Each of the 11 buildings on site had a purpose to docking ships and have their own unique personality and shape that has allowed the new developers to squeeze out every last bit of remaining character that the Royal William Yard still holds today. For example, the Mills Bakery building continued producing bread until 1925 and the Slaughterhouse, which was used for meat production and barrelling, only ceased to function in the early 1900s. Other buildings include Brewhouse which was, in fact, never used due to new emerging technologies, and Clarence which was used as a storage facility (like many of the other buildings on site) where goods could be kept, waiting to be loaded onto ships for their next voyage. Around 250 people worked on site at its busiest, all striving to ensure that the sailors and ships are in perfect condition.

Whilst the Yard served its original purpose for over 150 years, the last 50 being more for naval maintenance and storage purposes, the site closed in 1992 after becoming derelict and decreasingly useful to the modern day naval ships and the navy as a whole. However, the magnificent buildings look almost the same today as they did some 200 years ago, thanks to outstanding conservation work by the South West Regional Development Agency and Urban Splash carried out between 1999 and 2008, after the site was released by the Ministry of Defence during the ’90s.

The sheer scale of the great limestone buildings is what sets this site apart from the rest. It stands bold and heavy on the mouth of the River Tamar, and yet this is juxtaposed by skilful and delicate stonework throughout the site, from the stoned paved roads to each window detail being unique to every building. The general cladding of most of the buildings is wrought limestone. However, all through the Yard, the plinths, dressings, cornices and architraves are made of granite. Some of the simplest engineering techniques can be some of the most beautiful. The buildings’ cast iron doors and window frames were used with the columns to create a metal skeleton for each building.

The sense of community is also strong within the Yard, with everything from large charity events and fairs happening on the lawn to outdoor cinema screenings of classics and modern hits, the site draws people in from both Plymouth and all across the South West.

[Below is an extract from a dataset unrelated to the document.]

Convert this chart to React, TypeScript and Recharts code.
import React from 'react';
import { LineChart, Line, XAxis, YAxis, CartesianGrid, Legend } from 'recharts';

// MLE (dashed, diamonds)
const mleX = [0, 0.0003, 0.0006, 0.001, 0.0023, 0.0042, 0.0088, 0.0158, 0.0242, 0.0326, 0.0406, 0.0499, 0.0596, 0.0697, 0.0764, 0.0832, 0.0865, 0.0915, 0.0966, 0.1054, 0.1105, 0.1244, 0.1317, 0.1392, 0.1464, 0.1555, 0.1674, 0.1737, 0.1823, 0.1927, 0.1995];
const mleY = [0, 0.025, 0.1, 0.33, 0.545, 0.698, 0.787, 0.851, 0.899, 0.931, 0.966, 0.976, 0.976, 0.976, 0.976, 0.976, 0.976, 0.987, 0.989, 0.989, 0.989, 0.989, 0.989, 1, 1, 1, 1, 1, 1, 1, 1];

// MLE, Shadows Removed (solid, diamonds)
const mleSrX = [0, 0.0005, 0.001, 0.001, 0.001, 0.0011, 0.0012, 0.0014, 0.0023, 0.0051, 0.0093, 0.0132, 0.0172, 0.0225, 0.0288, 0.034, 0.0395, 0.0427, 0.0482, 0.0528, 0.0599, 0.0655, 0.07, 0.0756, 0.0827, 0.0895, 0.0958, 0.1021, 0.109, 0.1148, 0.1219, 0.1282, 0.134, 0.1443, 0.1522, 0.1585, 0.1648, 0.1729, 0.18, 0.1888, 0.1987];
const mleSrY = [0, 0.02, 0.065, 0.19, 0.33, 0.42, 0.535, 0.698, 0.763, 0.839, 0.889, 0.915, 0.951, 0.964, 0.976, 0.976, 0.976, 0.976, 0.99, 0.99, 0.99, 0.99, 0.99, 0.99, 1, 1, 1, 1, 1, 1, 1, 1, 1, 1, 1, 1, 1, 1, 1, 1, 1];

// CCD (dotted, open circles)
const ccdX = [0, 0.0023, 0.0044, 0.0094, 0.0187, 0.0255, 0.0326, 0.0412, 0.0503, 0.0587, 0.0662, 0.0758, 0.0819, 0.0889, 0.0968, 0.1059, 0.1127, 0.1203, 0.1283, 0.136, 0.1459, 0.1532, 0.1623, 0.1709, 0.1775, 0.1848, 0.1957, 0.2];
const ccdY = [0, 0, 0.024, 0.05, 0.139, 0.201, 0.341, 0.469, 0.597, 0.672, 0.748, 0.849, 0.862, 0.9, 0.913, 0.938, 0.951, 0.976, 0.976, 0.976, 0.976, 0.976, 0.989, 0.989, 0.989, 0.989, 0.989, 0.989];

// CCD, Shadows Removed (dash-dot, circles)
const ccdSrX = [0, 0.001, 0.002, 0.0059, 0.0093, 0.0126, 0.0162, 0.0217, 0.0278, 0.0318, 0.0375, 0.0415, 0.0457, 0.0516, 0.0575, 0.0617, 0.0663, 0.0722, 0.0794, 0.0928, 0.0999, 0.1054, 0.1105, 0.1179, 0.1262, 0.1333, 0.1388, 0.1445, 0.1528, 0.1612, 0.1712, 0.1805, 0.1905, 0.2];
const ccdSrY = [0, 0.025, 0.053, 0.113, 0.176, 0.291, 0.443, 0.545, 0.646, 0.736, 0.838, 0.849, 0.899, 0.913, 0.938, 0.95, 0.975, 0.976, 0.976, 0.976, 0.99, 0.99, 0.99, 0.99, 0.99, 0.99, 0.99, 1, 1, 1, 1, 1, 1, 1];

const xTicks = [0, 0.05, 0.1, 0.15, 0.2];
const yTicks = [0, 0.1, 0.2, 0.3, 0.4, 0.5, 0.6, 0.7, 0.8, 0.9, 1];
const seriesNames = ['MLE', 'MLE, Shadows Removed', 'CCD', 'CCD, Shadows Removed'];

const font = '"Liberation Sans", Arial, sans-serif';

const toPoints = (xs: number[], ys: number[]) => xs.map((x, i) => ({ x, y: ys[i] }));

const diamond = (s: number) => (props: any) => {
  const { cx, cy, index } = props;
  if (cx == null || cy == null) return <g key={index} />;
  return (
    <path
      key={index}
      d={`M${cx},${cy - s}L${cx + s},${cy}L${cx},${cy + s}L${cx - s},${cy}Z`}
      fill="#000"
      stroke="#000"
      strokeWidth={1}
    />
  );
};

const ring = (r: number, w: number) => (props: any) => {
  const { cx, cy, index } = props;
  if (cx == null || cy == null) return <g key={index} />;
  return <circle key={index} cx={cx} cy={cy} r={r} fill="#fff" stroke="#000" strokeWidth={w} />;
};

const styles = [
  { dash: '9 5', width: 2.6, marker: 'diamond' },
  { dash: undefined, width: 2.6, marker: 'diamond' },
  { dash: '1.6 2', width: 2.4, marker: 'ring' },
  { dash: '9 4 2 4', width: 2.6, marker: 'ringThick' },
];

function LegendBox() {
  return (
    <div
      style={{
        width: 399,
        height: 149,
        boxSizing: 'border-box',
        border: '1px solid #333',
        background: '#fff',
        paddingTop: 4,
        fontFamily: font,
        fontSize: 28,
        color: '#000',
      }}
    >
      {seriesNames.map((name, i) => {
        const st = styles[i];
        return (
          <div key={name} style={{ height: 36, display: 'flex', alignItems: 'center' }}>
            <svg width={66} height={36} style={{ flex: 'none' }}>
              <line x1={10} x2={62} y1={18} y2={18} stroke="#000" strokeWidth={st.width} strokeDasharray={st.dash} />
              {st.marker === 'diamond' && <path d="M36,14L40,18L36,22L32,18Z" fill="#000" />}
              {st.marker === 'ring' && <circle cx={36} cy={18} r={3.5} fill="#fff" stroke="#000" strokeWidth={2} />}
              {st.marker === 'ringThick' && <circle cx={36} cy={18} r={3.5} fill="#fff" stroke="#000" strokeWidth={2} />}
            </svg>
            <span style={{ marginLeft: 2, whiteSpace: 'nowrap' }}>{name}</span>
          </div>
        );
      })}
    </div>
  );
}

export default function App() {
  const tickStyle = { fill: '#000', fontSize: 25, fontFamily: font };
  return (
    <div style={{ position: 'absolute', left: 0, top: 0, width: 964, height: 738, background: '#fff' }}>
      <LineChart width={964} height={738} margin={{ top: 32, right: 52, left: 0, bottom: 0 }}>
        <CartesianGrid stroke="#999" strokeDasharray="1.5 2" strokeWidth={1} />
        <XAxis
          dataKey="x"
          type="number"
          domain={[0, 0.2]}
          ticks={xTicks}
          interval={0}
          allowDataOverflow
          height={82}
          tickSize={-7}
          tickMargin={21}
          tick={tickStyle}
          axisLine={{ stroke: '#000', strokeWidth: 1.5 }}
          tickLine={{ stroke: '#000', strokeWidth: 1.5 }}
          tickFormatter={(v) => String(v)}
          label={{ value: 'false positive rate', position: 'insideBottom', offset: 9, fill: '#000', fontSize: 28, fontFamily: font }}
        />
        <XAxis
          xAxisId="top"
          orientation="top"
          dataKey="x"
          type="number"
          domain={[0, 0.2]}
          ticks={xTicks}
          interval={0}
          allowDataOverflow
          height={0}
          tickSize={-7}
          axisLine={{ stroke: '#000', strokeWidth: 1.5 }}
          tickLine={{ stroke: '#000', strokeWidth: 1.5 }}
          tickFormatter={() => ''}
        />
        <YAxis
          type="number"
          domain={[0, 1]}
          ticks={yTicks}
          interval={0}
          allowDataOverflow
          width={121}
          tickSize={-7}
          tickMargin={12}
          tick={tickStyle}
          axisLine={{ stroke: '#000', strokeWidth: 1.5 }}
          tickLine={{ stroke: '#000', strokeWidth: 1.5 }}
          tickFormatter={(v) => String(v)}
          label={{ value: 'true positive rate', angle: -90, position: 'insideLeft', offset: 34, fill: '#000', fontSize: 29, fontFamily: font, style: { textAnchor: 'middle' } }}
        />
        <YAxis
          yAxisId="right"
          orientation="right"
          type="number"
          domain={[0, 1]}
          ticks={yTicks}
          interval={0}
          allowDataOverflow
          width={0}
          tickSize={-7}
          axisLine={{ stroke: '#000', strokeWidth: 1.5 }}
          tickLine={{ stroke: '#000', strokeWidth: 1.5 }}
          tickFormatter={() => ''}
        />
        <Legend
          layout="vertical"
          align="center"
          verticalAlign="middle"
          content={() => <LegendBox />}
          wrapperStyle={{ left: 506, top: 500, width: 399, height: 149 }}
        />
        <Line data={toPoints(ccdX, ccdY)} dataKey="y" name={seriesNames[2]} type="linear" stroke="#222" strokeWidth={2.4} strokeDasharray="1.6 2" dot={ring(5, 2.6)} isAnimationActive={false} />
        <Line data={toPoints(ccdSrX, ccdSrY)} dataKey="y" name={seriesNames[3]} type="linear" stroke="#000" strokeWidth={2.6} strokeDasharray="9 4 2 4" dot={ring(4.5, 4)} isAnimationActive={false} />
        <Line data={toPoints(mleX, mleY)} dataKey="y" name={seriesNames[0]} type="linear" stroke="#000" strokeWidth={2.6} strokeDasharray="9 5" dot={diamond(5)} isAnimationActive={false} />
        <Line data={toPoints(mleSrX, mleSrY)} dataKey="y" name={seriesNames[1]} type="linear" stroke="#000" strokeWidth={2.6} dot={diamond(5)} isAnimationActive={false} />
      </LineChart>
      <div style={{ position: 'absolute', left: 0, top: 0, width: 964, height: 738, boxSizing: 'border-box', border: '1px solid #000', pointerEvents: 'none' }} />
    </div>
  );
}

With the large basin being the focal point of the Yard, regular boat trips head across the Tamar and various restaurants and art galleries look out across the waters once home to warships. The various large courtyards that some of the buildings surround are now also key spaces for socialising and hosting events. When stood in the middle of one of the courtyards, the sense of both history and grandeur is unmissable.

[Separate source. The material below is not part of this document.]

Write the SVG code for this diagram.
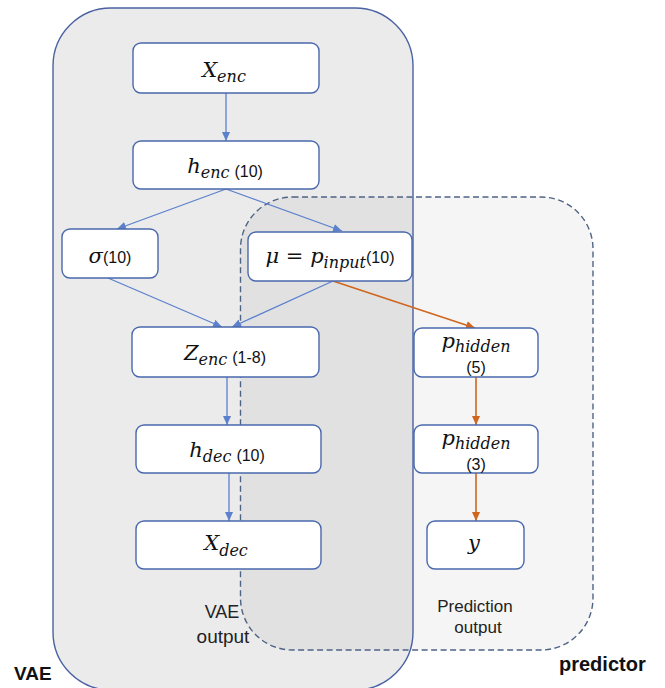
<svg xmlns="http://www.w3.org/2000/svg" width="665" height="688" viewBox="0 0 665 688">
<defs>
<marker id="ab" viewBox="0 0 10 10" refX="10" refY="5" markerWidth="9" markerHeight="9" markerUnits="userSpaceOnUse" orient="auto"><path d="M0,0.5 L10,5 L0,9.5 z" fill="#5b80cc"/></marker>
<marker id="ao" viewBox="0 0 10 10" refX="10" refY="5" markerWidth="9" markerHeight="9" markerUnits="userSpaceOnUse" orient="auto"><path d="M0,0.5 L10,5 L0,9.5 z" fill="#d0661e"/></marker>
</defs>
<style>
.node rect{fill:#ffffff;stroke:#4a68ad;stroke-width:1.4}
.m{font-family:"DejaVu Serif",serif;font-style:italic;fill:#111}
.s{font-family:"Liberation Sans",Arial,sans-serif;font-style:normal;fill:#111}
.lbl{font-family:"Liberation Sans",Arial,sans-serif;fill:#222;text-anchor:middle}
.cb{stroke:#5b80cc;stroke-width:1.3;fill:none;marker-end:url(#ab)}
.co{stroke:#d0661e;stroke-width:1.6;fill:none;marker-end:url(#ao)}
</style>
<rect width="665" height="688" fill="#ffffff"/>
<g id="vae-group">
<rect x="53" y="8" width="360" height="682" rx="58" ry="58" fill="#ebebeb"/>
</g>
<g id="predictor-group">
<rect x="240.5" y="197" width="352.5" height="453" rx="52" ry="52" fill="#000000" fill-opacity="0.04"/>
<rect x="53" y="8" width="360" height="682" rx="58" ry="58" fill="none" stroke="#4a62a2" stroke-width="1.4"/>
<rect x="240.5" y="197" width="352.5" height="453" rx="52" ry="52" fill="none" stroke="#4f6385" stroke-width="1.4" stroke-dasharray="6,3.5"/>
<text class="lbl" x="222" y="618" font-size="18">VAE</text>
<text class="lbl" x="223" y="643" font-size="19">output</text>
<text class="lbl" x="475" y="612" font-size="17">Prediction</text>
<text class="lbl" x="478" y="633" font-size="17">output</text>
<text x="14" y="680" font-family="Liberation Sans,Arial,sans-serif" font-weight="bold" font-size="19" fill="#111">VAE</text>
<text x="559" y="671" font-family="Liberation Sans,Arial,sans-serif" font-weight="bold" font-size="20" fill="#111">predictor</text>
</g>
<g id="connectors">
<line class="cb" x1="226" y1="93" x2="226" y2="141"/>
<line class="cb" x1="226" y1="189" x2="117" y2="229"/>
<line class="cb" x1="226" y1="189" x2="342" y2="231"/>
<line class="cb" x1="108" y1="278" x2="222" y2="327"/>
<line class="cb" x1="333" y1="281" x2="232" y2="327"/>
<line class="cb" x1="227" y1="377" x2="227" y2="425"/>
<line class="cb" x1="229" y1="473" x2="229" y2="521"/>
<line class="co" x1="333" y1="281" x2="475" y2="328"/>
<line class="co" x1="476" y1="377" x2="476" y2="425"/>
<line class="co" x1="476" y1="473" x2="476" y2="521"/>
</g>
<g id="x-enc" class="node">
<rect x="133" y="43" width="186" height="50" rx="8"/>
<text class="m" x="224" y="77" text-anchor="middle"><tspan font-size="21">X</tspan><tspan font-size="16" dy="5">enc</tspan></text>
</g>
<g id="h-enc" class="node">
<rect x="133" y="141" width="186" height="48" rx="8"/>
<text class="m" x="225" y="173" text-anchor="middle"><tspan font-size="21">h</tspan><tspan font-size="16" dy="5">enc</tspan><tspan class="s" font-size="16" dx="5" dy="-1">(10)</tspan></text>
</g>
<g id="sigma" class="node">
<rect x="62" y="229" width="96" height="49" rx="8"/>
<text class="m" x="110" y="263" text-anchor="middle"><tspan font-size="21">σ</tspan><tspan class="s" font-size="16">(10)</tspan></text>
</g>
<g id="mu" class="node">
<rect x="248" y="232" width="164" height="49" rx="8"/>
<text class="m" x="330" y="263" text-anchor="middle"><tspan font-size="21">μ = p</tspan><tspan font-size="16" dy="5">input</tspan><tspan class="s" font-size="16" dy="-5">(10)</tspan></text>
</g>
<g id="z-enc" class="node">
<rect x="132" y="327" width="187" height="50" rx="8"/>
<text class="m" x="225" y="360" text-anchor="middle"><tspan font-size="21">Z</tspan><tspan font-size="16" dy="5">enc</tspan><tspan class="s" font-size="16" dx="5" dy="-2">(1-8)</tspan></text>
</g>
<g id="h-dec" class="node">
<rect x="136" y="425" width="185" height="48" rx="8"/>
<text class="m" x="227" y="457" text-anchor="middle"><tspan font-size="21">h</tspan><tspan font-size="16" dy="5">dec</tspan><tspan class="s" font-size="16" dx="5" dy="-1">(10)</tspan></text>
</g>
<g id="x-dec" class="node">
<rect x="136" y="521" width="185" height="48" rx="8"/>
<text class="m" x="226" y="550" text-anchor="middle"><tspan font-size="21">X</tspan><tspan font-size="16" dy="6">dec</tspan></text>
</g>
<g id="p-hidden-5" class="node">
<rect x="414" y="328" width="124" height="49" rx="8"/>
<text class="m" x="476" y="348" text-anchor="middle"><tspan font-size="21">p</tspan><tspan font-size="16" dy="4">hidden</tspan></text>
<text class="s" x="476" y="373" text-anchor="middle" font-size="16">(5)</text>
</g>
<g id="p-hidden-3" class="node">
<rect x="414" y="425" width="124" height="48" rx="8"/>
<text class="m" x="476" y="445" text-anchor="middle"><tspan font-size="21">p</tspan><tspan font-size="16" dy="4">hidden</tspan></text>
<text class="s" x="476" y="470" text-anchor="middle" font-size="16">(3)</text>
</g>
<g id="y" class="node">
<rect x="427" y="521" width="97" height="48" rx="8"/>
<text class="m" x="474" y="550" text-anchor="middle" font-size="21">y</text>
</g>
</svg>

The grand Melville Building overlooks the harbour and it has been linked with becoming a hotel for the past three years

Whilst the history and shell of the Royal William Yard is something to be preserved, the developers, Urban Splash, have managed to completely regenerate nine buildings on site since their acquisition of the Yard in 1999. Over 200 high-quality luxury apartments are encompassed by the spectacular naval façade, and each hints at the great stone walls with their minimalist design. Apartments in Brewhouse and Clarence have high ceilings and clean finishes, with views over the mouth of the Tamar and the docking area.

The Royal William Yard is a beautiful fortress, protecting history, naval stories and stunning homes. There is no doubt that the site deserves the 29 awards it has been given over the past 15 years including the British Homes Best Conservation Award and RIBA Award for Architecture. This project is a prime example of why regeneration is just as important as building from scratch – this is the real life revival of buildings, memories and an atmosphere just as exciting as it would have been all those years ago.